PET bottler threatens to take business elsewhere

  • 2004-03-11
  • Baltic News Service
VILNIUS - Residential protests and fears of environmental damage may force investors to look elsewhere for a place to build their 87 million euro PET (polyethylene terephthalate) raw material plant.

The Nemuno Banga Group, Lithuania's leading plastic PET bottle producer, is prepared to make investments in the new plant outside the port city of Klaipeda in cooperation with Austrian investors, but residents have protested vehemently against construction of the chemical plant.
According to Arvydas Juozeliunas, CEO and owner of Nemuno Banga, the panic among residents of Rimkai, possible site of the factory, was the consequence of incomplete information.
Juozeliunas said in an interview to the Vakaru Eksperas daily that the group vowed to spare no effort to remove all residents' doubts so that the project could be launched.

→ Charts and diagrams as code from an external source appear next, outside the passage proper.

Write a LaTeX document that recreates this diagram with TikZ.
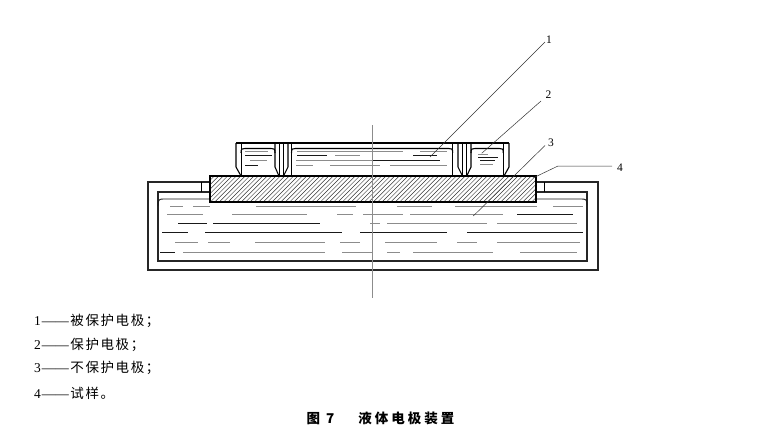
\documentclass[tikz,border=0pt]{standalone}
\usepackage{fontspec}
\setmainfont{Liberation Serif}
\newfontfamily\cjk{Noto Sans CJK SC}
\newcommand\ckk{\kern1.6pt}
\begin{document}
\begin{tikzpicture}[x=1pt,y=-1pt,
  vessel/.style={draw=black!85,line width=1.4pt},
  wall/.style={draw=black,line width=1.1pt},
  thinwall/.style={draw=black,line width=0.9pt},
  hatch/.style={draw=black!80,line width=0.45pt},
  liq/.style={draw=black!45,line width=0.9pt},
  liqb/.style={draw=black!90,line width=0.9pt},
  leader/.style={draw=black!80,line width=0.5pt},
  axis/.style={draw=black!45,line width=1.2pt},
  lab/.style={font=\fontsize{11.5}{11.5}\selectfont,inner sep=0pt},
  legend/.style={anchor=west,inner sep=0pt,font=\fontsize{13.5}{13.5}\selectfont},
  caption/.style={inner sep=0pt,font=\fontsize{13.5}{13.5}\selectfont\cjk\bfseries}]
\useasboundingbox (0,0) rectangle (770,434);

% vessel
\draw[vessel] (210,182) -- (148,182) -- (148,270) -- (598,270) -- (598,182) -- (536,182);
\draw[vessel] (210,192) -- (158,192) -- (158,261) -- (587,261) -- (587,192) -- (536,192);
\draw[thinwall] (201,182) -- (201,192);
\draw[thinwall] (544,182) -- (544,192);
% liquid surface in vessel
\draw[liqb] (158,206) .. controls (158,200) and (159,199) .. (163,199) -- (210,199);
\draw[liqb] (536,199) -- (582,199) .. controls (586,199) and (587,200) .. (587,205);

% vessel liquid lines
\draw[liq] (170,206.5) -- (183,206.5) (193,206.5) -- (210,206.5) (256,206.5) -- (356,206.5)
           (397,206.5) -- (432,206.5) (455,206.5) -- (537,206.5) (553,206.5) -- (583,206.5);
\draw[liq] (167,214) -- (203,214) (232,214) -- (307,214) (337,214) -- (353,214)
           (363,214) -- (403,214) (410,214) -- (503,214);
\draw[liqb] (517,214) -- (573,214);
\draw[liqb] (178,223) -- (207,223) (213,223) -- (320,223);
\draw[liq] (370,223) -- (380,223) (387,223) -- (487,223) (497,223) -- (577,223);
\draw[liqb] (162,232) -- (188,232) (205,232) -- (342,232) (360,232) -- (447,232) (467,232) -- (583,232);
\draw[liq] (175,242) -- (198,242) (208,242) -- (230,242) (255,242) -- (325,242) (340,242) -- (360,242)
           (385,242) -- (437,242) (457,242) -- (477,242) (497,242) -- (580,242);
\draw[liqb] (160,252) -- (175,252);
\draw[liq] (183,252) -- (325,252) (342,252) -- (373,252) (387,252) -- (400,252)
           (413,252) -- (493,252) (520,252) -- (577,252);

% specimen with hatching
\begin{scope}
  \clip (210,176) rectangle (536,202);
  \foreach \i in {0,...,80} { \draw[hatch] ({184+\i*4.4},202) -- ++(26,-26); }
\end{scope}
\draw[wall] (210,176) rectangle (536,202);

% electrode assembly
\draw[wall] (236,143) -- (509,143);
\draw[wall] (236,143) -- (236,167) -- (241,176);
\draw[thinwall] (241,143) -- (241,176);
\draw[wall] (275,143) -- (275,167) -- (279,176);
\draw[thinwall] (279,143) -- (279,176);
\draw[thinwall] (283.5,143) -- (283.5,176);
\draw[wall] (288,143) -- (288,167) -- (283.5,176);
\draw[thinwall] (291.5,143) -- (291.5,176);
\draw[thinwall] (452.7,143) -- (452.7,176);
\draw[wall] (458,143) -- (458,167) -- (462.5,176);
\draw[thinwall] (462.5,143) -- (462.5,176);
\draw[thinwall] (466.7,143) -- (466.7,176);
\draw[wall] (471,143) -- (471,167) -- (466.7,176);
\draw[thinwall] (503.3,143) -- (503.3,176);
\draw[wall] (509,143) -- (509,167) -- (504,176);
% menisci
\foreach \a/\b in {241/275, 291.5/452.7, 471/503.3}
  \draw[wall] (\a,153) .. controls (\a,148.5) and (\a+1,148.5) .. (\a+4,148.5) -- (\b-4,148.5)
              .. controls (\b-1,148.5) and (\b,148.5) .. (\b,153);
% electrode liquid lines
\draw[liq] (245,151.5) -- (268,151.5) (250,160) -- (267,160);
\draw[liqb] (245,155.5) -- (272,155.5) (245,165) -- (258,165);
\draw[liq] (297,151.5) -- (403,151.5) (420,151.5) -- (447,151.5);
\draw[liqb] (297,155) -- (327,155) (413,155) -- (437,155);
\draw[liq] (335,155) -- (360,155);
\draw[liq] (296,160) -- (372,160);
\draw[liqb] (372,160) -- (440,160);
\draw[liq] (296,165.5) -- (313,165.5) (330,165.5) -- (380,165.5) (390,165.5) -- (447,165.5);
\draw[liq] (478,154) -- (488,154) (480,164.3) -- (493,164.3);
\draw[liqb] (478,157) -- (498,157) (480,160.5) -- (495,160.5);

% centre line
\coordinate (ctop) at (372.7,125);
\coordinate (cbot) at (372.7,298);
\draw[axis] (ctop) -- (cbot);

% labels and leaders
\node[lab] (n1) at (549,40) {1};
\node[lab] (n2) at (548.5,95) {2};
\node[lab] (n3) at (551,143) {3};
\node[lab] (n4) at (620,167.5) {4};
\coordinate (p1) at (430,157);
\coordinate (q1) at (545,42);
\coordinate (p2) at (481.7,153.3);
\coordinate (q2) at (541,101);
\coordinate (p3) at (473.3,216);
\coordinate (q3) at (545,145.5);
\coordinate (p4) at (533,178);
\coordinate (k4) at (558,166);
\coordinate (q4) at (612,166);
\draw[leader] (p1) -- (q1);
\draw[leader] (p2) -- (q2);
\draw[leader] (p3) -- (q3);
\draw[leader] (p4) -- (k4) -- (q4);

% legend
\node[legend] (g1) at (34,321) {1\kern1pt——\kern1.5pt{\cjk 被\ckk 保\ckk 护\ckk 电\ckk 极\ckk ；}};
\node[legend] (g2) at (34,344.5) {2\kern1pt——\kern1.5pt{\cjk 保\ckk 护\ckk 电\ckk 极\ckk ；}};
\node[legend] (g3) at (34,368) {3\kern1pt——\kern1.5pt{\cjk 不\ckk 保\ckk 护\ckk 电\ckk 极\ckk ；}};
\node[legend] (g4) at (34,393) {4\kern1pt——\kern1.5pt{\cjk 试\ckk 样\ckk 。}};

% caption
\node[caption,anchor=west] (cap) at (306.5,418) {图\kern6pt 7\kern24pt 液\kern3pt 体\kern3pt 电\kern3pt 极\kern3pt 装\kern3pt 置};
\end{tikzpicture}
\end{document}
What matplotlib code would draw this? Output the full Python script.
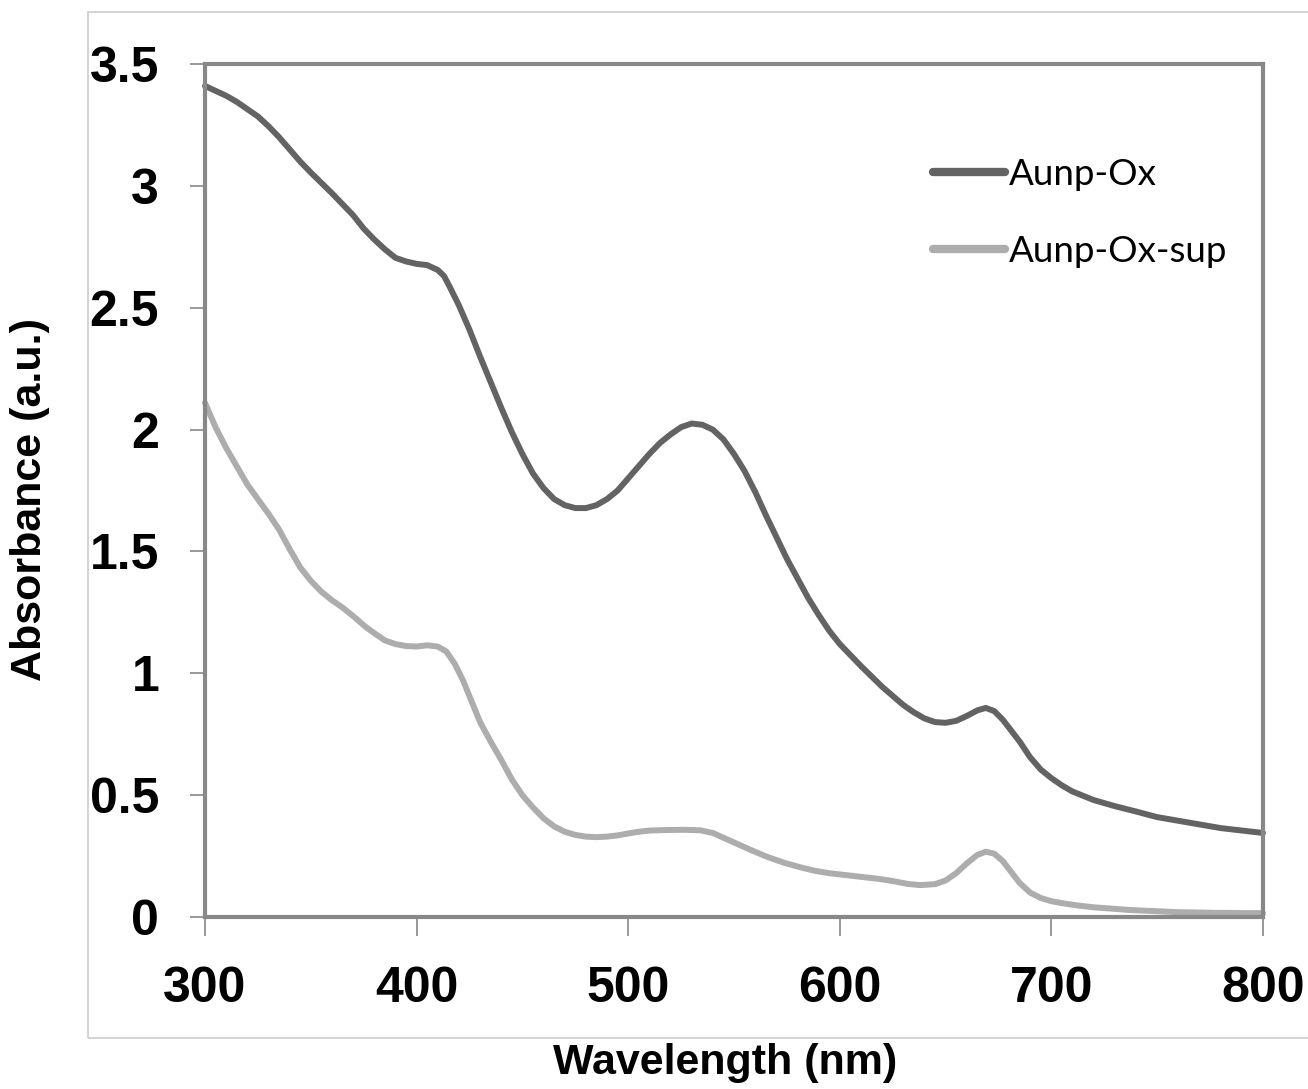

However, he said that the group would not search for another construction site in the Klaipeda region should the attempts at soothing Rimkai residents prove fruitless.
"The list of contenders for these investments also showed Latvia and Hungary. We have a possibility to invest in Ukraine, too, yet we have opted for Lithuania," Juozeliunas said.
"However, if we fail to build the plant in the suburbs of Klaipeda, we will move the investments to Ventspils where we can complete all the procedures required during one month," he stressed.
Nemuno Banga management and plant engineers have provided all assurances that the facilities would be safe.
"Even under the most unfavorable circumstances - in the event of explosion at the plant - the blast radius would reach a mere 45 meters. The fire, if one erupted at the plant, would not spread farther than 50 meters," said Jonas Mulevicius, director of the Lithuanian Construction Design Institute, one of the plant designers.
The plant, which is expected to be completed by 2005, will be the largest ever investment in the region of Klaipeda and one of the largest greenfield investments in Lithuania after the restoration of independence.
The proposed plant will have a capacity of some 150,000 tons of raw PET materials.